Need for Optimizer in Deep Learning

To understand the need for optimizers in Deep Learning, Let’s start with a simple example.

Let there be an equation as ax +b = 7 and the value of x is 3 what will be the values of a and b?

With simple intuition, we answer it easily. The values can be a = 2, b = 1. But there are other right values to solve this equation. The values can be a = 3, b = -2. There are infinite values that can be values of a and b to make this equation correct and can make it wrong as well.

How can we find the best values from the set of infinite possible values to make this equation right? In this example putting right values by intuition works fine.

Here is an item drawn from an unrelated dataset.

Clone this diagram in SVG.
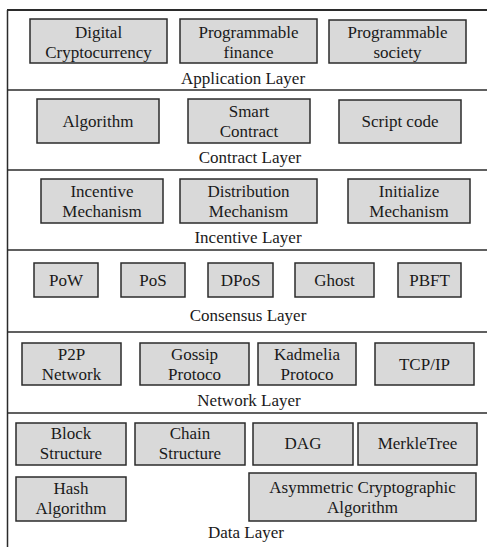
<svg xmlns="http://www.w3.org/2000/svg" width="487" height="547" viewBox="0 0 487 547">
  <style>
    .box { fill: #d9d9d9; stroke: #2b2b2b; stroke-width: 1.5; }
    .sep { stroke: #2b2b2b; stroke-width: 1.5; fill: none; }
    text { font-family: "Liberation Serif", "Times New Roman", serif; font-size: 17px; fill: #1a1a1a; text-anchor: middle; }
  </style>
  <rect width="487" height="547" fill="#ffffff"/>

  <!-- layer frame and separators -->
  <g id="frame">
    <line class="sep" x1="7" y1="10" x2="487" y2="10" style="stroke-width:2.2"/>
    <line class="sep" x1="7.5" y1="10" x2="7.5" y2="547"/>
    <line class="sep" x1="7" y1="90" x2="487" y2="90"/>
    <line class="sep" x1="7" y1="170" x2="487" y2="170"/>
    <line class="sep" x1="7" y1="250" x2="487" y2="250"/>
    <line class="sep" x1="7" y1="332" x2="487" y2="332"/>
    <line class="sep" x1="7" y1="413" x2="487" y2="413"/>
  </g>

  <!-- Application Layer -->
  <g id="application-layer">
    <g id="digital-cryptocurrency"><rect class="box" x="30" y="19" width="137" height="44"/><text x="98.5" y="38">Digital</text><text x="98.5" y="58">Cryptocurrency</text></g>
    <g id="programmable-finance"><rect class="box" x="180" y="19" width="137" height="44"/><text x="248.5" y="38">Programmable</text><text x="248.5" y="58">finance</text></g>
    <g id="programmable-society"><rect class="box" x="329" y="20" width="137" height="43"/><text x="397.5" y="38">Programmable</text><text x="397.5" y="58">society</text></g>
    <text x="243" y="84">Application Layer</text>
  </g>

  <!-- Contract Layer -->
  <g id="contract-layer">
    <g id="algorithm"><rect class="box" x="37" y="99" width="122" height="44"/><text x="98" y="127">Algorithm</text></g>
    <g id="smart-contract"><rect class="box" x="188" y="99" width="122" height="44"/><text x="249" y="117">Smart</text><text x="249" y="137">Contract</text></g>
    <g id="script-code"><rect class="box" x="339" y="100" width="122" height="43"/><text x="400" y="127">Script code</text></g>
    <text x="250" y="163">Contract Layer</text>
  </g>

  <!-- Incentive Layer -->
  <g id="incentive-layer">
    <g id="incentive-mechanism"><rect class="box" x="41" y="179" width="122" height="44"/><text x="102" y="197">Incentive</text><text x="102" y="217">Mechanism</text></g>
    <g id="distribution-mechanism"><rect class="box" x="180" y="179" width="137" height="44"/><text x="248.5" y="197">Distribution</text><text x="248.5" y="217">Mechanism</text></g>
    <g id="initialize-mechanism"><rect class="box" x="348" y="179" width="122" height="44"/><text x="409" y="197">Initialize</text><text x="409" y="217">Mechanism</text></g>
    <text x="248" y="243">Incentive Layer</text>
  </g>

  <!-- Consensus Layer -->
  <g id="consensus-layer">
    <g id="pow"><rect class="box" x="34" y="263" width="64" height="34"/><text x="66" y="286">PoW</text></g>
    <g id="pos"><rect class="box" x="121" y="263" width="64" height="34"/><text x="153" y="286">PoS</text></g>
    <g id="dpos"><rect class="box" x="208" y="263" width="65" height="34"/><text x="240.5" y="286">DPoS</text></g>
    <g id="ghost"><rect class="box" x="295" y="263" width="79" height="34"/><text x="334.5" y="286">Ghost</text></g>
    <g id="pbft"><rect class="box" x="398" y="263" width="63" height="34"/><text x="429.5" y="286">PBFT</text></g>
    <text x="248" y="321">Consensus Layer</text>
  </g>

  <!-- Network Layer -->
  <g id="network-layer">
    <g id="p2p-network"><rect class="box" x="22" y="343" width="99" height="42"/><text x="71.5" y="360">P2P</text><text x="71.5" y="380">Network</text></g>
    <g id="gossip-protoco"><rect class="box" x="140" y="343" width="109" height="42"/><text x="194.5" y="360">Gossip</text><text x="194.5" y="380">Protoco</text></g>
    <g id="kadmelia-protoco"><rect class="box" x="258" y="343" width="98" height="42"/><text x="307" y="360">Kadmelia</text><text x="307" y="380">Protoco</text></g>
    <g id="tcp-ip"><rect class="box" x="375" y="343" width="99" height="42"/><text x="424.5" y="370">TCP/IP</text></g>
    <text x="249" y="406">Network Layer</text>
  </g>

  <!-- Data Layer -->
  <g id="data-layer">
    <g id="block-structure"><rect class="box" x="16" y="423" width="110" height="42"/><text x="71" y="439">Block</text><text x="71" y="459">Structure</text></g>
    <g id="chain-structure"><rect class="box" x="135" y="423" width="110" height="42"/><text x="190" y="439">Chain</text><text x="190" y="459">Structure</text></g>
    <g id="dag"><rect class="box" x="253" y="423" width="100" height="42"/><text x="303" y="449">DAG</text></g>
    <g id="merkletree"><rect class="box" x="358" y="423" width="119" height="42"/><text x="417.5" y="449">MerkleTree</text></g>
    <g id="hash-algorithm"><rect class="box" x="16" y="477" width="110" height="44"/><text x="71" y="494">Hash</text><text x="71" y="514">Algorithm</text></g>
    <g id="asymmetric-cryptographic-algorithm"><rect class="box" x="249" y="473" width="227" height="48"/><text x="362.5" y="493">Asymmetric Cryptographic</text><text x="362.5" y="513">Algorithm</text></g>
    <text x="246" y="538">Data Layer</text>
  </g>
</svg>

But in deep learning, there are so many equations like this, that are way more complex and larger than this simple equation, and we have to find the right values (Weights and Biases) for it. There are so many values (weights and biases) that influence each other and the final outcome.

Here a very small neural network is shown, and it has many values (Weights) to pick to give the correct output.

Why Not choose values Randomly, till find the right one?

Here you can think of choosing these values (weights) randomly again and again. But this isn’t practical at all, as the combinations of these values are infinite and we cannot just wait to be lucky to get the best combination.

Optimizers Solving the Problem

This is an optimization problem. An optimization problem is the problem of finding a set of values that gives the best result. So, this can be solved by optimizers.

First, the values (weights and biases) are selected randomly. Then optimizers find the best values (weights and biases) by calculating the derivatives of equations for each layer of the neural network and then update the values in each iteration accordingly. After many iterations, the best set of values is found.

There are so many variations in optimizers, but the basic optimizer (optimization technique) is to calculate the derivatives and update values according to them.

So many optimizers have been created so far. Some famous are Gradient Descent, Stochastic Gradient Descent, Adam and Adagrad … etc.

The details and nitty-gritty of each optimizer will be discussed in upcoming articles.

Limitations of Optimizers

Optimizers have not solved this problem completely yet as they do not always find the best values (Weights and Biases) due to many reasons which can lead to bad answers.

All the limitations of the optimizers and challenges of the optimization problem will be described in detail in upcoming articles with a comprehensive detail of the working of optimizers.